Exactly repeat all the records below, omitting the images they hold.

[start Data provided]

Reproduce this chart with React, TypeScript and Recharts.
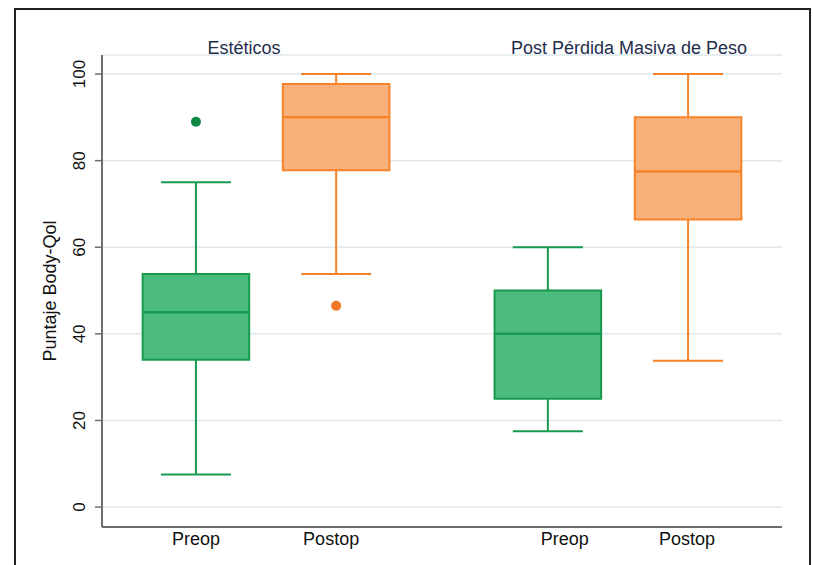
import React from 'react';
import {
  CartesianGrid,
  ComposedChart,
  Cell,
  ReferenceArea,
  ReferenceLine,
  Scatter,
  XAxis,
  YAxis,
} from 'recharts';

// Box order: Estéticos Preop, Estéticos Postop, Post PMP Preop, Post PMP Postop
const groups = ['Estéticos', 'Post Pérdida Masiva de Peso'];
const categories = ['Preop', 'Postop'];

const lowerWhisker = [7.5, 53.8, 17.5, 33.8];
const q1 = [34, 77.8, 25, 66.4];
const median = [45, 90, 40, 77.5];
const q3 = [53.8, 97.7, 50, 90];
const upperWhisker = [75, 100, 60, 100];

const outlierBox = [0, 1];
const outlierValue = [89, 46.5];

const yTicks = [0, 20, 40, 60, 80, 100];

// layout of the category axis (data units)
const EDGE = 0.67;
const GROUP_STEP = 2.51;
const X_MAX = EDGE * 2 + GROUP_STEP + 1;
const BOX_HALF = 0.38;
const CAP_HALF = 0.25;
// small nudges of the category labels, px
const LABEL_SHIFT = [0, -5, 17, -1];
const TITLE_X = [244, 629];

const FONT = '"Liberation Sans", Arial, Helvetica, sans-serif';
const palette = [
  { fill: '#4bbb7e', stroke: '#17994e', dot: '#0c8a44' },
  { fill: '#f9b07a', stroke: '#f5832a', dot: '#f07828' },
];

const boxes = groups.flatMap((_, gi) =>
  categories.map((label, ci) => ({
    label,
    cat: ci,
    x: EDGE + gi * GROUP_STEP + ci,
  })),
);
const positions = boxes.map((b) => b.x);

const outliers = outlierBox.map((bi, i) => ({
  x: boxes[bi].x,
  y: outlierValue[i],
  cat: boxes[bi].cat,
}));

const YTick = (props: any) => {
  const { x, y, payload } = props;
  return (
    <text
      x={x}
      y={y}
      transform={`rotate(-90, ${x}, ${y})`}
      textAnchor="middle"
      fill="#111"
      fontSize={17}
      fontFamily={FONT}
    >
      {payload.value}
    </text>
  );
};

const XTick = (props: any) => {
  const { x, y, index } = props;
  return (
    <text
      x={x + (LABEL_SHIFT[index] ?? 0)}
      y={y}
      dy="0.71em"
      textAnchor="middle"
      fill="#111"
      fontSize={18}
      fontFamily={FONT}
    >
      {boxes[index]?.label}
    </text>
  );
};

export default function App() {
  return (
    <div
      style={{
        position: 'absolute',
        left: 0,
        top: 0,
        width: 813,
        height: 565,
        overflow: 'hidden',
        background: '#fff',
        fontFamily: FONT,
      }}
    >
      <div
        style={{
          position: 'absolute',
          left: 14,
          top: 8,
          width: 793,
          height: 620,
          border: '2px solid #222',
        }}
      />
      <div style={{ position: 'absolute', left: 0, top: 0 }}>
        <ComposedChart width={813} height={565} margin={{ top: 55, right: 31, bottom: 0, left: 0 }}>
          <CartesianGrid vertical={false} stroke="#dfe8ec" strokeWidth={1.5} />
          <XAxis
            type="number"
            dataKey="x"
            domain={[0, X_MAX]}
            ticks={positions}
            interval={0}
            height={38}
            tickLine={false}
            tickSize={0}
            tickMargin={5}
            axisLine={{ stroke: '#6e6e6e', strokeWidth: 2 }}
            tick={<XTick />}
            allowDataOverflow
          />
          <YAxis
            type="number"
            dataKey="y"
            domain={[-4.6, 104.4]}
            ticks={yTicks}
            interval={0}
            width={102}
            tickSize={7}
            tickMargin={10}
            tickLine={{ stroke: '#6e6e6e', strokeWidth: 1.5 }}
            axisLine={{ stroke: '#6e6e6e', strokeWidth: 2 }}
            tick={<YTick />}
            allowDataOverflow
            label={{
              value: 'Puntaje Body-Qol',
              angle: -90,
              position: 'center',
              dx: -1,
              fill: '#111',
              fontSize: 18,
              fontFamily: FONT,
            }}
          />

          {boxes.map((b, i) => {
            const c = palette[b.cat];
            return (
              <React.Fragment key={i}>
                <ReferenceLine
                  segment={[{ x: b.x, y: lowerWhisker[i] }, { x: b.x, y: q1[i] }]}
                  stroke={c.stroke}
                  strokeWidth={2}
                  ifOverflow="visible"
                />
                <ReferenceLine
                  segment={[{ x: b.x, y: q3[i] }, { x: b.x, y: upperWhisker[i] }]}
                  stroke={c.stroke}
                  strokeWidth={2}
                  ifOverflow="visible"
                />
                <ReferenceLine
                  segment={[{ x: b.x - CAP_HALF, y: lowerWhisker[i] }, { x: b.x + CAP_HALF, y: lowerWhisker[i] }]}
                  stroke={c.stroke}
                  strokeWidth={2}
                  ifOverflow="visible"
                />
                <ReferenceLine
                  segment={[{ x: b.x - CAP_HALF, y: upperWhisker[i] }, { x: b.x + CAP_HALF, y: upperWhisker[i] }]}
                  stroke={c.stroke}
                  strokeWidth={2}
                  ifOverflow="visible"
                />
                <ReferenceArea
                  x1={b.x - BOX_HALF}
                  x2={b.x + BOX_HALF}
                  y1={q1[i]}
                  y2={q3[i]}
                  fill={c.fill}
                  fillOpacity={1}
                  stroke={c.stroke}
                  strokeWidth={2}
                  ifOverflow="visible"
                />
                <ReferenceLine
                  segment={[{ x: b.x - BOX_HALF, y: median[i] }, { x: b.x + BOX_HALF, y: median[i] }]}
                  stroke={c.stroke}
                  strokeWidth={2.5}
                  ifOverflow="visible"
                />
              </React.Fragment>
            );
          })}

          <Scatter
            data={outliers}
            dataKey="y"
            isAnimationActive={false}
            shape={(p: any) => <circle cx={p.cx} cy={p.cy} r={5} fill={p.fill} />}
          >
            {outliers.map((o, i) => (
              <Cell key={i} fill={palette[o.cat].dot} />
            ))}
          </Scatter>
        </ComposedChart>
      </div>

      {groups.map((g, gi) => (
        <div
          key={g}
          style={{
            position: 'absolute',
            left: TITLE_X[gi],
            top: 37,
            transform: 'translateX(-50%)',
            whiteSpace: 'nowrap',
            color: '#1f2d4e',
            fontSize: 18,
            lineHeight: '22px',
          }}
        >
          {g}
        </div>
      ))}
    </div>
  );
}
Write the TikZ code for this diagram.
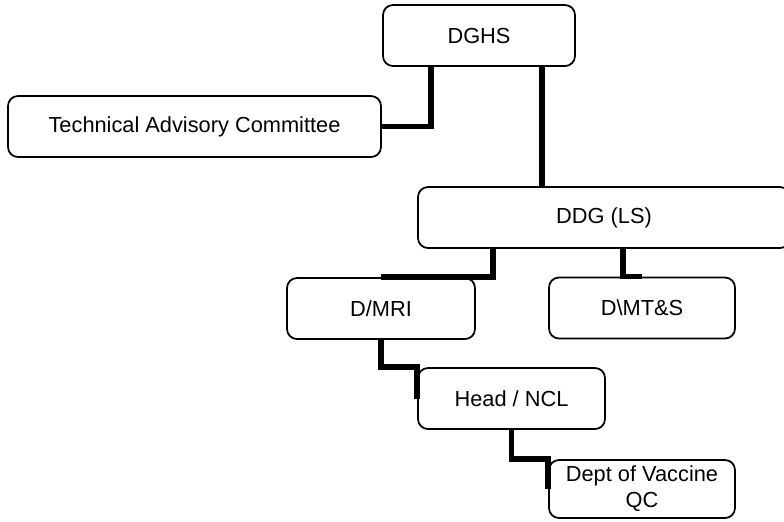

[end Data provided]

■ **Solution**:
Reproduce this chart with React, TypeScript and Recharts.
import React from 'react';
import {
  CartesianGrid,
  ComposedChart,
  Cell,
  ReferenceArea,
  ReferenceLine,
  Scatter,
  XAxis,
  YAxis,
} from 'recharts';

// Box order: Estéticos Preop, Estéticos Postop, Post PMP Preop, Post PMP Postop
const groups = ['Estéticos', 'Post Pérdida Masiva de Peso'];
const categories = ['Preop', 'Postop'];

const lowerWhisker = [7.5, 53.8, 17.5, 33.8];
const q1 = [34, 77.8, 25, 66.4];
const median = [45, 90, 40, 77.5];
const q3 = [53.8, 97.7, 50, 90];
const upperWhisker = [75, 100, 60, 100];

const outlierBox = [0, 1];
const outlierValue = [89, 46.5];

const yTicks = [0, 20, 40, 60, 80, 100];

// layout of the category axis (data units)
const EDGE = 0.67;
const GROUP_STEP = 2.51;
const X_MAX = EDGE * 2 + GROUP_STEP + 1;
const BOX_HALF = 0.38;
const CAP_HALF = 0.25;
// small nudges of the category labels, px
const LABEL_SHIFT = [0, -5, 17, -1];
const TITLE_X = [244, 629];

const FONT = '"Liberation Sans", Arial, Helvetica, sans-serif';
const palette = [
  { fill: '#4bbb7e', stroke: '#17994e', dot: '#0c8a44' },
  { fill: '#f9b07a', stroke: '#f5832a', dot: '#f07828' },
];

const boxes = groups.flatMap((_, gi) =>
  categories.map((label, ci) => ({
    label,
    cat: ci,
    x: EDGE + gi * GROUP_STEP + ci,
  })),
);
const positions = boxes.map((b) => b.x);

const outliers = outlierBox.map((bi, i) => ({
  x: boxes[bi].x,
  y: outlierValue[i],
  cat: boxes[bi].cat,
}));

const YTick = (props: any) => {
  const { x, y, payload } = props;
  return (
    <text
      x={x}
      y={y}
      transform={`rotate(-90, ${x}, ${y})`}
      textAnchor="middle"
      fill="#111"
      fontSize={17}
      fontFamily={FONT}
    >
      {payload.value}
    </text>
  );
};

const XTick = (props: any) => {
  const { x, y, index } = props;
  return (
    <text
      x={x + (LABEL_SHIFT[index] ?? 0)}
      y={y}
      dy="0.71em"
      textAnchor="middle"
      fill="#111"
      fontSize={18}
      fontFamily={FONT}
    >
      {boxes[index]?.label}
    </text>
  );
};

export default function App() {
  return (
    <div
      style={{
        position: 'absolute',
        left: 0,
        top: 0,
        width: 813,
        height: 565,
        overflow: 'hidden',
        background: '#fff',
        fontFamily: FONT,
      }}
    >
      <div
        style={{
          position: 'absolute',
          left: 14,
          top: 8,
          width: 793,
          height: 620,
          border: '2px solid #222',
        }}
      />
      <div style={{ position: 'absolute', left: 0, top: 0 }}>
        <ComposedChart width={813} height={565} margin={{ top: 55, right: 31, bottom: 0, left: 0 }}>
          <CartesianGrid vertical={false} stroke="#dfe8ec" strokeWidth={1.5} />
          <XAxis
            type="number"
            dataKey="x"
            domain={[0, X_MAX]}
            ticks={positions}
            interval={0}
            height={38}
            tickLine={false}
            tickSize={0}
            tickMargin={5}
            axisLine={{ stroke: '#6e6e6e', strokeWidth: 2 }}
            tick={<XTick />}
            allowDataOverflow
          />
          <YAxis
            type="number"
            dataKey="y"
            domain={[-4.6, 104.4]}
            ticks={yTicks}
            interval={0}
            width={102}
            tickSize={7}
            tickMargin={10}
            tickLine={{ stroke: '#6e6e6e', strokeWidth: 1.5 }}
            axisLine={{ stroke: '#6e6e6e', strokeWidth: 2 }}
            tick={<YTick />}
            allowDataOverflow
            label={{
              value: 'Puntaje Body-Qol',
              angle: -90,
              position: 'center',
              dx: -1,
              fill: '#111',
              fontSize: 18,
              fontFamily: FONT,
            }}
          />

          {boxes.map((b, i) => {
            const c = palette[b.cat];
            return (
              <React.Fragment key={i}>
                <ReferenceLine
                  segment={[{ x: b.x, y: lowerWhisker[i] }, { x: b.x, y: q1[i] }]}
                  stroke={c.stroke}
                  strokeWidth={2}
                  ifOverflow="visible"
                />
                <ReferenceLine
                  segment={[{ x: b.x, y: q3[i] }, { x: b.x, y: upperWhisker[i] }]}
                  stroke={c.stroke}
                  strokeWidth={2}
                  ifOverflow="visible"
                />
                <ReferenceLine
                  segment={[{ x: b.x - CAP_HALF, y: lowerWhisker[i] }, { x: b.x + CAP_HALF, y: lowerWhisker[i] }]}
                  stroke={c.stroke}
                  strokeWidth={2}
                  ifOverflow="visible"
                />
                <ReferenceLine
                  segment={[{ x: b.x - CAP_HALF, y: upperWhisker[i] }, { x: b.x + CAP_HALF, y: upperWhisker[i] }]}
                  stroke={c.stroke}
                  strokeWidth={2}
                  ifOverflow="visible"
                />
                <ReferenceArea
                  x1={b.x - BOX_HALF}
                  x2={b.x + BOX_HALF}
                  y1={q1[i]}
                  y2={q3[i]}
                  fill={c.fill}
                  fillOpacity={1}
                  stroke={c.stroke}
                  strokeWidth={2}
                  ifOverflow="visible"
                />
                <ReferenceLine
                  segment={[{ x: b.x - BOX_HALF, y: median[i] }, { x: b.x + BOX_HALF, y: median[i] }]}
                  stroke={c.stroke}
                  strokeWidth={2.5}
                  ifOverflow="visible"
                />
              </React.Fragment>
            );
          })}

          <Scatter
            data={outliers}
            dataKey="y"
            isAnimationActive={false}
            shape={(p: any) => <circle cx={p.cx} cy={p.cy} r={5} fill={p.fill} />}
          >
            {outliers.map((o, i) => (
              <Cell key={i} fill={palette[o.cat].dot} />
            ))}
          </Scatter>
        </ComposedChart>
      </div>

      {groups.map((g, gi) => (
        <div
          key={g}
          style={{
            position: 'absolute',
            left: TITLE_X[gi],
            top: 37,
            transform: 'translateX(-50%)',
            whiteSpace: 'nowrap',
            color: '#1f2d4e',
            fontSize: 18,
            lineHeight: '22px',
          }}
        >
          {g}
        </div>
      ))}
    </div>
  );
}
Write the TikZ code for this diagram.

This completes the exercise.